* [INFORMATION SHOWN]:
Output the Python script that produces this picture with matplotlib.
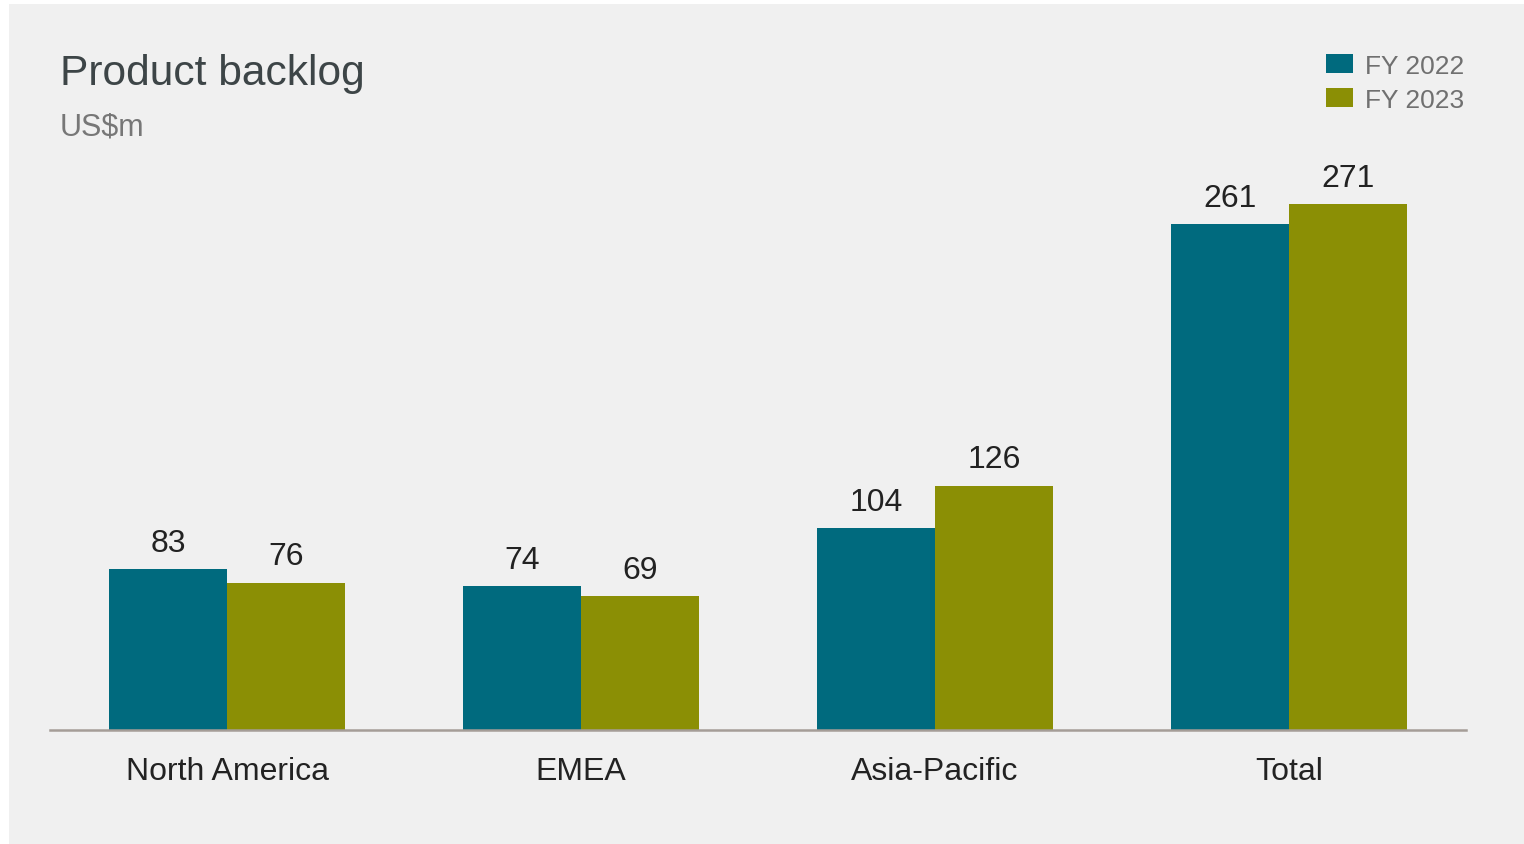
import matplotlib.pyplot as plt
import matplotlib.patches as mpatches
import numpy as np

plt.rcParams['font.family'] = ['Liberation Sans', 'DejaVu Sans']

categories = ["North America", "EMEA", "Asia-Pacific", "Total"]
fy2022 = [83, 74, 104, 261]
fy2023 = [76, 69, 126, 271]
series_names = ["FY 2022", "FY 2023"]

COL_22 = '#006a7e'
COL_23 = '#8b8f05'
BG = '#f0f0f0'

W, H = 1524, 845
fig = plt.figure(figsize=(W / 100, H / 100), dpi=100, facecolor='white')

# grey panel behind everything
fig.patches.append(mpatches.Rectangle(
    (9 / W, 0), 1 - 9 / W, (H - 5) / H,
    transform=fig.transFigure, facecolor=BG, edgecolor='none', zorder=-10))

ax = fig.add_axes([50 / W, (H - 731) / H, 1416 / W, 582 / H])
ax.set_facecolor('none')

x = np.arange(len(categories))
bw = 1 / 3
b1 = ax.bar(x - bw / 2, fy2022, bw, color=COL_22, label=series_names[0])
b2 = ax.bar(x + bw / 2, fy2023, bw, color=COL_23, label=series_names[1])

for bars, vals in ((b1, fy2022), (b2, fy2023)):
    for b, v in zip(bars, vals):
        ax.annotate(f"{v}", (b.get_x() + b.get_width() / 2, v),
                    xytext=(0, 8), textcoords='offset points',
                    ha='center', va='bottom', fontsize=23, color='#222222')

ax.set_xlim(-0.5, 3.5)
ax.set_ylim(0, 300)
ax.set_xticks(x)
ax.set_xticklabels(categories, fontsize=23, color='#222222')
ax.tick_params(axis='x', length=0, pad=19)
ax.set_yticks([])
for side in ('top', 'right', 'left'):
    ax.spines[side].set_visible(False)
ax.spines['bottom'].set_color('#a59d97')
ax.spines['bottom'].set_linewidth(1.8)

fig.text(60 / W, 1 - 85 / H, "Product backlog", fontsize=30.6,
         color='#3d4547', va='baseline', ha='left')
fig.text(60 / W, 1 - 135 / H, "US$m", fontsize=22,
         color='#777777', va='baseline', ha='left')

leg = ax.legend(loc='upper right', bbox_to_anchor=(1464 / W, 1 - 55 / H),
                bbox_transform=fig.transFigure, frameon=False,
                fontsize=19, labelcolor='#707070',
                handlelength=1.02, handleheight=0.72, handletextpad=0.45,
                labelspacing=0.38, borderaxespad=0, borderpad=0)

fig.savefig('out.png', dpi=100, facecolor='white')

* [PROBLEM DESCRIPTION]: Pull out all lines of the data with the string "matplotlib".

* [TASK RESULT]:
Output the Python script that produces this picture with matplotlib.
import matplotlib.pyplot as plt
import matplotlib.patches as mpatches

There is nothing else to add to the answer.